- Theatrical release poster
- Directed by: Vivek Reddy
- Written by: Vivek Reddy; Tejus Kancherla;
- Produced by: Kancherla Bala Bhanu
- Starring: Tejus Kancherla; Khushboo Choudhary;
- Cinematography: Sunny Kurapati
- Edited by: Sasank Vupputuri
- Music by: Pravin Lakkaraju
- Production company: Lead Edge Pictures
- Distributed by: Mythri Movie Distributors; Annapurna Studios;
- Release date: 7 September 2024;
- Running time: 121 minutes
- Country: India
- Language: Telugu

= Uruku Patela =

2024 Indian comedy thriller film by Vivek Reddy

Uruku Patela is a 2024 Indian Telugu-language comedy thriller film co-written and directed by Vivek Reddy. It stars Tejus Kancherla and Khushboo Choudhary in lead roles. The film was released on 7 September 2024.

== Plot ==
The protagonist finds himself entrapped in a maze of love and deceit from the lady whom he loves but is trying to have him killed.

==Cast==
- Tejus Kancherla as Patela
- Khushboo Choudhary as Dr. Akshara
- Goparaju Ramana as Rama Raju, Patela's father
- Chakrapani Ananda
- Uma Maheshwar Rao Inabathi
- Chammak Chandra as Attar Mawa
- Sudharshan as Dr. Chirag
- Viva Raghav
- Jay Chandra
- Lavanya Reddy as Shreya
- Malakpet Sailaja

== Music ==
The background score and soundtrack is composed by Pravin Lakkaraju.

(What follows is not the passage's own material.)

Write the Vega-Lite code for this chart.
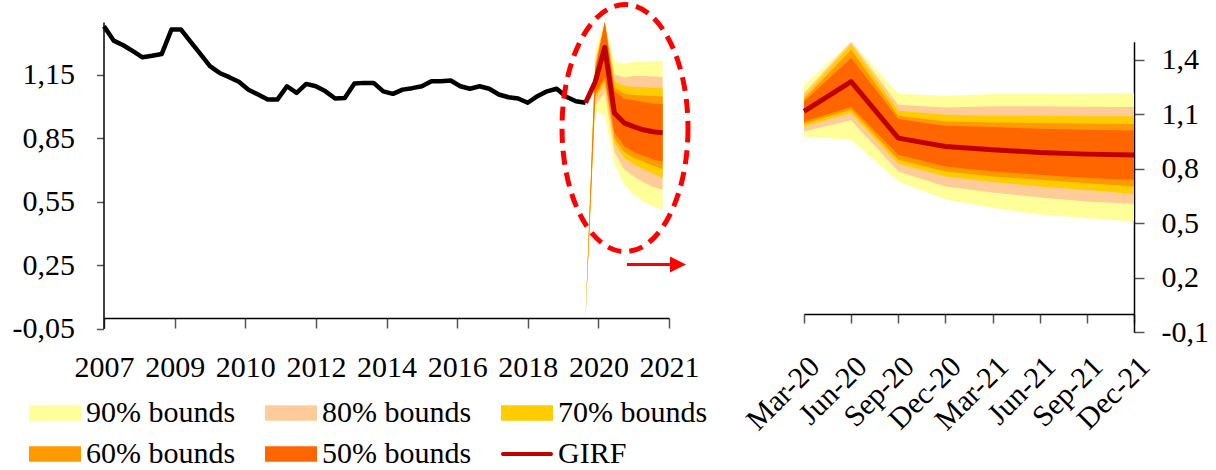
{
  "$schema": "https://vega.github.io/schema/vega-lite/v6.json",
  "width": 1216,
  "height": 470,
  "autosize": {"type": "none"},
  "padding": 0,
  "background": "white",
  "config": {
    "view": {"stroke": null},
    "axis": {
      "grid": false,
      "title": null,
      "labelFont": "Liberation Serif",
      "labelColor": "black",
      "domainColor": "black",
      "domainWidth": 1.5,
      "tickColor": "#555555",
      "tickWidth": 1.5,
      "labelFlush": false,
      "labelOverlap": false
    }
  },
  "datasets": {
    "hist": [
      {"m": 0, "v": 1.380}, {"m": 3, "v": 1.312}, {"m": 6, "v": 1.290}, {"m": 9, "v": 1.262},
      {"m": 12, "v": 1.233}, {"m": 15, "v": 1.240}, {"m": 18, "v": 1.249}, {"m": 21, "v": 1.364},
      {"m": 24, "v": 1.364}, {"m": 27, "v": 1.306}, {"m": 30, "v": 1.249}, {"m": 33, "v": 1.191},
      {"m": 36, "v": 1.159}, {"m": 39, "v": 1.139}, {"m": 42, "v": 1.117}, {"m": 45, "v": 1.080},
      {"m": 48, "v": 1.057}, {"m": 51, "v": 1.033}, {"m": 54, "v": 1.033}, {"m": 57, "v": 1.096},
      {"m": 60, "v": 1.065}, {"m": 63, "v": 1.107}, {"m": 66, "v": 1.096}, {"m": 69, "v": 1.072},
      {"m": 72, "v": 1.038}, {"m": 75, "v": 1.041}, {"m": 78, "v": 1.109}, {"m": 81, "v": 1.112},
      {"m": 84, "v": 1.112}, {"m": 87, "v": 1.072}, {"m": 90, "v": 1.060}, {"m": 93, "v": 1.080},
      {"m": 96, "v": 1.087}, {"m": 99, "v": 1.096}, {"m": 102, "v": 1.120}, {"m": 105, "v": 1.120},
      {"m": 108, "v": 1.123}, {"m": 111, "v": 1.096}, {"m": 114, "v": 1.084}, {"m": 117, "v": 1.096},
      {"m": 120, "v": 1.084}, {"m": 123, "v": 1.057}, {"m": 126, "v": 1.044}, {"m": 129, "v": 1.038},
      {"m": 132, "v": 1.018}, {"m": 135, "v": 1.049}, {"m": 138, "v": 1.072}, {"m": 141, "v": 1.084},
      {"m": 144, "v": 1.046}, {"m": 147, "v": 1.025}, {"m": 150, "v": 1.018}
    ],
    "girf": [
      {"q": "Dec-19", "m": 150, "v": 1.018},
      {"q": "Mar-20", "m": 153, "v": 1.116},
      {"q": "Jun-20", "m": 156, "v": 1.280},
      {"q": "Sep-20", "m": 159, "v": 0.969},
      {"q": "Dec-20", "m": 162, "v": 0.923},
      {"q": "Mar-21", "m": 165, "v": 0.905},
      {"q": "Jun-21", "m": 168, "v": 0.890},
      {"q": "Sep-21", "m": 171, "v": 0.881},
      {"q": "Dec-21", "m": 174, "v": 0.876}
    ],
    "fan": [
      {"band": "90% bounds", "q": "Dec-19", "m": 150, "lo": 0, "hi": 0},
      {"band": "90% bounds", "q": "Mar-20", "m": 153, "lo": 0.978, "hi": 1.263},
      {"band": "90% bounds", "q": "Jun-20", "m": 156, "lo": 0.960, "hi": 1.620},
      {"band": "90% bounds", "q": "Sep-20", "m": 159, "lo": 0.730, "hi": 1.214},
      {"band": "90% bounds", "q": "Dec-20", "m": 162, "lo": 0.633, "hi": 1.203},
      {"band": "90% bounds", "q": "Mar-21", "m": 165, "lo": 0.584, "hi": 1.212},
      {"band": "90% bounds", "q": "Jun-21", "m": 168, "lo": 0.550, "hi": 1.212},
      {"band": "90% bounds", "q": "Sep-21", "m": 171, "lo": 0.528, "hi": 1.215},
      {"band": "90% bounds", "q": "Dec-21", "m": 174, "lo": 0.510, "hi": 1.218},
      {"band": "80% bounds", "q": "Dec-19", "m": 150, "lo": 0, "hi": 0},
      {"band": "80% bounds", "q": "Mar-20", "m": 153, "lo": 1.006, "hi": 1.218},
      {"band": "80% bounds", "q": "Jun-20", "m": 156, "lo": 1.067, "hi": 1.550},
      {"band": "80% bounds", "q": "Sep-20", "m": 159, "lo": 0.785, "hi": 1.153},
      {"band": "80% bounds", "q": "Dec-20", "m": 162, "lo": 0.703, "hi": 1.138},
      {"band": "80% bounds", "q": "Mar-21", "m": 165, "lo": 0.670, "hi": 1.144},
      {"band": "80% bounds", "q": "Jun-21", "m": 168, "lo": 0.642, "hi": 1.144},
      {"band": "80% bounds", "q": "Sep-21", "m": 171, "lo": 0.620, "hi": 1.142},
      {"band": "80% bounds", "q": "Dec-21", "m": 174, "lo": 0.607, "hi": 1.140},
      {"band": "70% bounds", "q": "Dec-19", "m": 150, "lo": 0, "hi": 0},
      {"band": "70% bounds", "q": "Mar-20", "m": 153, "lo": 1.033, "hi": 1.199},
      {"band": "70% bounds", "q": "Jun-20", "m": 156, "lo": 1.107, "hi": 1.484},
      {"band": "70% bounds", "q": "Sep-20", "m": 159, "lo": 0.828, "hi": 1.120},
      {"band": "70% bounds", "q": "Dec-20", "m": 162, "lo": 0.758, "hi": 1.098},
      {"band": "70% bounds", "q": "Mar-21", "m": 165, "lo": 0.727, "hi": 1.092},
      {"band": "70% bounds", "q": "Jun-21", "m": 168, "lo": 0.703, "hi": 1.092},
      {"band": "70% bounds", "q": "Sep-21", "m": 171, "lo": 0.684, "hi": 1.089},
      {"band": "70% bounds", "q": "Dec-21", "m": 174, "lo": 0.662, "hi": 1.089},
      {"band": "60% bounds", "q": "Dec-19", "m": 150, "lo": 0, "hi": 0},
      {"band": "60% bounds", "q": "Mar-20", "m": 153, "lo": 1.048, "hi": 1.184},
      {"band": "60% bounds", "q": "Jun-20", "m": 156, "lo": 1.125, "hi": 1.456},
      {"band": "60% bounds", "q": "Sep-20", "m": 159, "lo": 0.850, "hi": 1.092},
      {"band": "60% bounds", "q": "Dec-20", "m": 162, "lo": 0.785, "hi": 1.061},
      {"band": "60% bounds", "q": "Mar-21", "m": 165, "lo": 0.758, "hi": 1.055},
      {"band": "60% bounds", "q": "Jun-21", "m": 168, "lo": 0.740, "hi": 1.052},
      {"band": "60% bounds", "q": "Sep-21", "m": 171, "lo": 0.721, "hi": 1.050},
      {"band": "60% bounds", "q": "Dec-21", "m": 174, "lo": 0.703, "hi": 1.047},
      {"band": "50% bounds", "q": "Dec-19", "m": 150, "lo": 0, "hi": 0},
      {"band": "50% bounds", "q": "Mar-20", "m": 153, "lo": 1.061, "hi": 1.171},
      {"band": "50% bounds", "q": "Jun-20", "m": 156, "lo": 1.140, "hi": 1.410},
      {"band": "50% bounds", "q": "Sep-20", "m": 159, "lo": 0.877, "hi": 1.074},
      {"band": "50% bounds", "q": "Dec-20", "m": 162, "lo": 0.813, "hi": 1.037},
      {"band": "50% bounds", "q": "Mar-21", "m": 165, "lo": 0.785, "hi": 1.030},
      {"band": "50% bounds", "q": "Jun-21", "m": 168, "lo": 0.767, "hi": 1.021},
      {"band": "50% bounds", "q": "Sep-21", "m": 171, "lo": 0.749, "hi": 1.015},
      {"band": "50% bounds", "q": "Dec-21", "m": 174, "lo": 0.740, "hi": 1.011}
    ],
    "highlight": [{"m": 162.3, "v": 0.898}],
    "arrow": [{"m": 162.9, "m2": 176.3, "v": 0.253}],
    "arrowhead": [{"m": 178.8, "v": 0.253}]
  },
  "layer": [
    {
      "layer": [
        {
          "data": {"name": "fan"},
          "mark": {"type": "area", "opacity": 1, "interpolate": "linear"},
          "encoding": {
            "x": {
              "field": "m", "type": "quantitative",
              "scale": {"domain": [0, 176], "range": [104, 669], "nice": false, "zero": false},
              "axis": {
                "orient": "bottom", "offset": -152,
                "values": [0, 22, 44, 66, 88, 110, 132, 154, 176],
                "labelExpr": "['2007','2009','2010','2012','2014','2016','2018','2020','2021'][round(datum.value/22)]",
                "tickSize": 10, "labelPadding": 24, "labelFontSize": 30
              }
            },
            "y": {
              "field": "lo", "type": "quantitative",
              "scale": {"domain": [-0.05, 1.4], "range": [328.5, 22], "nice": false, "zero": false, "clamp": true},
              "axis": {
                "orient": "left", "offset": -103.5,
                "values": [-0.05, 0.25, 0.55, 0.85, 1.15],
                "labelExpr": "(datum.value < 0 ? '-' : '') + replace(format(abs(datum.value), '.2f'), '.', ',')",
                "tickSize": 7, "labelPadding": 22, "labelFontSize": 30
              }
            },
            "y2": {"field": "hi"},
            "color": {
              "field": "band", "type": "nominal",
              "scale": {
                "domain": ["90% bounds", "80% bounds", "70% bounds", "60% bounds", "50% bounds", "GIRF"],
                "range": ["#ffff99", "#ffcc99", "#ffcc00", "#ff9900", "#ff6600", "#c00000"]
              },
              "legend": {
                "orient": "none", "legendX": 29, "legendY": 387,
                "direction": "horizontal",
                "columns": 3, "title": null, "padding": 0,
                "symbolType": "M-1,-0.3H1V0.3H-1Z", "symbolSize": 2704,
                "symbolStrokeWidth": 0, "symbolOpacity": 1,
                "labelFont": "Liberation Serif", "labelFontSize": 30, "labelColor": "black",
                "labelOffset": 5, "labelLimit": 400,
                "columnPadding": 29, "rowPadding": -13,
                "encode": {
                  "symbols": {
                    "update": {
                      "shape": {"signal": "datum.value === 'GIRF' ? 'M-0.92,-0.08H0.92A0.08,0.08,0,0,1,0.92,0.08H-0.92A0.08,0.08,0,0,1,-0.92,-0.08Z' : 'M-1,-0.3H1V0.3H-1Z'"}
                    }
                  }
                }
              }
            }
          }
        },
        {
          "data": {"name": "hist"},
          "mark": {"type": "line", "color": "black", "strokeWidth": 4.5, "strokeJoin": "round"},
          "encoding": {
            "x": {"field": "m", "type": "quantitative"},
            "y": {"field": "v", "type": "quantitative"}
          }
        },
        {
          "data": {"name": "girf"},
          "mark": {"type": "line", "color": "#c00000", "strokeWidth": 5, "strokeJoin": "round"},
          "encoding": {
            "x": {"field": "m", "type": "quantitative"},
            "y": {"field": "v", "type": "quantitative"}
          }
        },
        {
          "data": {"name": "highlight"},
          "mark": {
            "type": "point",
            "shape": "M0.51,0A0.51,1,0,1,1,-0.51,0A0.51,1,0,1,1,0.51,0Z",
            "size": 61009, "filled": false, "opacity": 1,
            "stroke": "#ff0000", "strokeWidth": 5, "strokeDash": [14, 8]
          },
          "encoding": {
            "x": {"field": "m", "type": "quantitative"},
            "y": {"field": "v", "type": "quantitative"}
          }
        },
        {
          "data": {"name": "arrow"},
          "mark": {"type": "rule", "color": "#ff0000", "strokeWidth": 3},
          "encoding": {
            "x": {"field": "m", "type": "quantitative"},
            "x2": {"field": "m2"},
            "y": {"field": "v", "type": "quantitative"}
          }
        },
        {
          "data": {"name": "arrowhead"},
          "mark": {"type": "point", "shape": "M-1,-1L1,0L-1,1Z", "size": 256, "filled": true, "opacity": 1, "color": "#ff0000"},
          "encoding": {
            "x": {"field": "m", "type": "quantitative"},
            "y": {"field": "v", "type": "quantitative"}
          }
        }
      ]
    },
    {
      "layer": [
        {
          "data": {"name": "fan"},
          "transform": [{"filter": "datum.q !== 'Dec-19'"}],
          "mark": {"type": "area", "opacity": 1, "interpolate": "linear"},
          "encoding": {
            "x": {
              "field": "q", "type": "ordinal",
              "scale": {
                "type": "point", "padding": 0, "range": [804, 1134],
                "domain": ["Mar-20", "Jun-20", "Sep-20", "Dec-20", "Mar-21", "Jun-21", "Sep-21", "Dec-21"]
              },
              "axis": {
                "orient": "bottom", "offset": -156,
                "tickSize": 9, "labelAngle": -45, "labelPadding": 28, "labelFontSize": 30
              }
            },
            "y": {
              "field": "lo", "type": "quantitative",
              "scale": {"domain": [-0.1, 1.5], "range": [332.3, 41.7], "nice": false, "zero": false, "clamp": true},
              "axis": {
                "orient": "right", "offset": -82,
                "values": [-0.1, 0.2, 0.5, 0.8, 1.1, 1.4],
                "labelExpr": "(datum.value < 0 ? '-' : '') + replace(format(abs(datum.value), '.1f'), '.', ',')",
                "tickSize": 10, "labelPadding": 17, "labelFontSize": 30
              }
            },
            "y2": {"field": "hi"},
            "color": {"field": "band", "type": "nominal"}
          }
        },
        {
          "data": {"name": "girf"},
          "transform": [{"filter": "datum.q !== 'Dec-19'"}],
          "mark": {"type": "line", "color": "#c00000", "strokeWidth": 5, "strokeJoin": "round"},
          "encoding": {
            "x": {"field": "q", "type": "ordinal"},
            "y": {"field": "v", "type": "quantitative"}
          }
        }
      ]
    }
  ],
  "resolve": {
    "scale": {"x": "independent", "y": "independent"},
    "axis": {"x": "independent", "y": "independent"}
  }
}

The audio rights were acquired by Aditya Music.

Track list
| No. | Title | Lyrics | Singer(s) | Length |
|---|---|---|---|---|
| 1. | "Patnam Pilla" | Kasarla Shyam | Rahul Sipligunj | 3:28 |
| 2. | "Ori Mayaloda" | Srinivasa Mouli | Spoorthi Jithender | 3:56 |
| 3. | "Melam Mogene" | Sreejo | Saketh Komanduri, Sahithi Chaganti | 4:21 |
| 4. | "Bhayam" | Sreejo | Sai Charan | 1:45 |

== Release ==
Uruku Patela was released on 7 September 2024. Post-theatrical digital streaming rights were acquired by Amazon Prime Video and premiered on 18 October 2024.

== Reception ==
News18 Telugu gave a mixed rating of 2.75 out of 5. Satya Pulagam of ABP Desam praised the performance of lead cast while being negative about screenplay and direction.